Sosyal Medyanın elde ettiği bu güç zamanla yazılı ve görsel basının önüne geçmeye başladı. Hatta dijital çağla birlikte artık yazılı basın diye bahsettiğimiz, gazete, mecmua, dergi vb. yayın organlarının önemini yitirdiğine şahit oluyoruz.

Kendilerine dijital ortamda yer bulmaya çalışan gazete ve dergiler aslına bakar isek, bugün sosyal medyanın da gölgesinde kaldıkları hepimizin malumudur.
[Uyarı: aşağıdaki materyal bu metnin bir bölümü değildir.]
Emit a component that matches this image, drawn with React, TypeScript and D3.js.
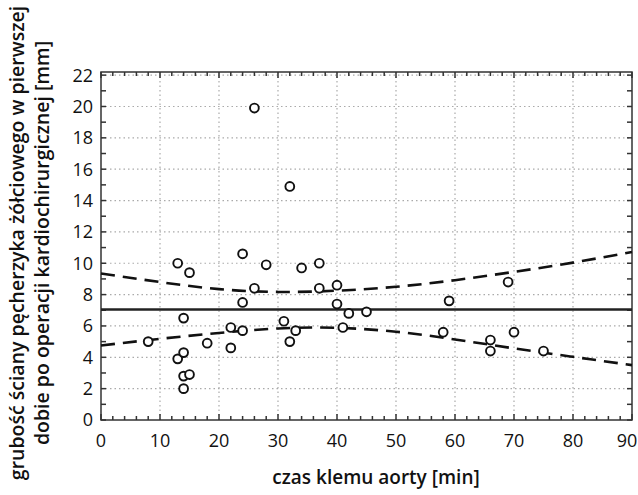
import React, { useEffect, useRef } from 'react';
import * as d3 from 'd3';

// observations: aortic clamp time [min] vs gallbladder wall thickness [mm]
const clampTime = [
  26, 32, 13, 15, 24, 28, 34, 37, 26, 24, 37, 40, 40,
  14, 8, 13, 14, 14, 15, 14, 18, 22, 22, 24, 31, 33, 32, 41, 42,
  45, 59, 58, 66, 66, 70, 75, 69
];
const wallThickness = [
  19.9, 14.9, 10.0, 9.4, 10.6, 9.9, 9.7, 10.0, 8.4, 7.5, 8.4, 8.6, 7.4,
  6.5, 5.0, 3.9, 4.3, 2.8, 2.9, 2.0, 4.9, 5.9, 4.6, 5.7, 6.3, 5.7, 5.0, 5.9, 6.8,
  6.9, 7.6, 5.6, 5.1, 4.4, 5.6, 4.4, 8.8
];

// fitted line and confidence band
const fitLevel = 7.05;
const bandX = [0, 10, 20, 30, 40, 50, 60, 70, 80, 90];
const bandUpper = [9.35, 8.8, 8.35, 8.17, 8.25, 8.5, 8.92, 9.45, 10.04, 10.72];
const bandLower = [4.75, 5.18, 5.55, 5.84, 5.88, 5.63, 5.14, 4.57, 4.03, 3.5];

const xTicks = [0, 10, 20, 30, 40, 50, 60, 70, 80, 90];
const yTicks = [0, 2, 4, 6, 8, 10, 12, 14, 16, 18, 20, 22];

const App = () => {
  const svgRef = useRef<SVGSVGElement>(null);

  useEffect(() => {
    const width = 638;
    const height = 495;
    const margin = { top: 72, right: 6, bottom: 75, left: 101 };
    const frame = '#333';
    const font = '"Open Sans", "Noto Sans", sans-serif';

    const x = d3.scaleLinear()
      .domain([0, 90])
      .range([margin.left, width - margin.right]);
    const y = d3.scaleLinear()
      .domain([0, 22.2])
      .range([height - margin.bottom, margin.top]);

    const svg = d3.select(svgRef.current);
    svg.selectAll('*').remove();
    svg.attr('width', width).attr('height', height)
      .style('display', 'block')
      .style('font-family', font);

    const [x0, x1] = x.range();
    const [y0, y1] = y.range();

    // dotted grid
    const grid = svg.append('g')
      .attr('stroke', '#aaa')
      .attr('stroke-width', 1.2)
      .attr('stroke-dasharray', '1.5,3');
    grid.selectAll('line.v')
      .data(xTicks.slice(1, -1))
      .join('line')
      .attr('x1', d => x(d)).attr('x2', d => x(d))
      .attr('y1', y0).attr('y2', y1);
    grid.selectAll('line.h')
      .data(yTicks.slice(1))
      .join('line')
      .attr('class', 'h')
      .attr('x1', x0).attr('x2', x1)
      .attr('y1', d => y(d)).attr('y2', d => y(d));

    // inward ticks on all four sides
    const ticks = svg.append('g').attr('stroke', frame).attr('stroke-width', 1.5);
    const xMinor = d3.range(0, 91, 2);
    const yMinor = d3.range(0, 23, 1);
    xMinor.forEach(v => {
      const len = v % 10 === 0 ? 6 : 4;
      ticks.append('line').attr('x1', x(v)).attr('x2', x(v)).attr('y1', y0).attr('y2', y0 - len);
      ticks.append('line').attr('x1', x(v)).attr('x2', x(v)).attr('y1', y1).attr('y2', y1 + len);
    });
    yMinor.forEach(v => {
      const len = 5;
      ticks.append('line').attr('x1', x0).attr('x2', x0 + len).attr('y1', y(v)).attr('y2', y(v));
      ticks.append('line').attr('x1', x1).attr('x2', x1 - len).attr('y1', y(v)).attr('y2', y(v));
    });

    svg.append('rect')
      .attr('x', x0).attr('y', y1)
      .attr('width', x1 - x0).attr('height', y0 - y1)
      .attr('fill', 'none')
      .attr('stroke', frame)
      .attr('stroke-width', 1.5);

    // regression line and confidence band
    svg.append('line')
      .attr('x1', x0).attr('x2', x1)
      .attr('y1', y(fitLevel)).attr('y2', y(fitLevel))
      .attr('stroke', '#222')
      .attr('stroke-width', 2.4);

    const band = d3.line<number>()
      .x((_, i) => x(bandX[i]))
      .y(d => y(d))
      .curve(d3.curveNatural);
    [bandUpper, bandLower].forEach(vals => {
      svg.append('path')
        .attr('d', band(vals))
        .attr('fill', 'none')
        .attr('stroke', '#111')
        .attr('stroke-width', 2.6)
        .attr('stroke-dasharray', '14,8');
    });

    // points
    svg.append('g')
      .selectAll('circle')
      .data(clampTime.map((t, i) => [t, wallThickness[i]]))
      .join('circle')
      .attr('cx', d => x(d[0]))
      .attr('cy', d => y(d[1]))
      .attr('r', 4.4)
      .attr('fill', 'white')
      .attr('stroke', '#111')
      .attr('stroke-width', 1.9);

    // tick labels
    svg.append('g')
      .selectAll('text')
      .data(xTicks)
      .join('text')
      .attr('x', d => Math.min(x(d), width - 11))
      .attr('y', y0 + 27)
      .attr('text-anchor', 'middle')
      .attr('font-size', 18)
      .attr('fill', '#111')
      .text(d => d);
    svg.append('g')
      .selectAll('text')
      .data(yTicks)
      .join('text')
      .attr('x', x0 - 8)
      .attr('y', d => y(d))
      .attr('dy', '0.36em')
      .attr('text-anchor', 'end')
      .attr('font-size', 18)
      .attr('fill', '#111')
      .text(d => d);

    // axis titles
    svg.append('text')
      .attr('x', 376)
      .attr('y', 484)
      .attr('text-anchor', 'middle')
      .attr('font-size', 19)
      .attr('font-weight', 600)
      .attr('fill', '#111')
      .text('czas klemu aorty [min]');

    const cy = 243;
    const yTitle = svg.append('text')
      .attr('transform', `translate(24,${cy}) rotate(-90)`)
      .attr('text-anchor', 'middle')
      .attr('font-size', 19.5)
      .attr('font-weight', 600)
      .attr('fill', '#111');
    yTitle.append('tspan').attr('x', 0).attr('y', 0)
      .text('grubość ściany pęcherzyka żółciowego w pierwszej');
    yTitle.append('tspan').attr('x', 0).attr('y', 25)
      .text('dobie po operacji kardiochirurgicznej [mm]');
  }, []);

  return (
    <div style={{ position: 'absolute', left: 0, top: 0 }}>
      <svg ref={svgRef}></svg>
    </div>
  );
};

export default App;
Sosyal Medya platformları ilk kuruldukları zamanlarda sadece insanlar arasında iletişimi sağlamayı hedefler iken, artık günümüzde ticari amaçlara yönelik resimlerin paylaşılması, reklam ve ürün satışı yapılması yönüyle de ticaretin bir parçası haline geldiler.

İnsanların kendi hayatlarına dair her detayı paylaştıkları ve farklı hayatlara açılan pencere olarak kabul ettikleri sosyal medya platformlarının artık insanların hayatlarını yönlendiren en önemli araç haline geldiği inkar edilemez bir gerçektir.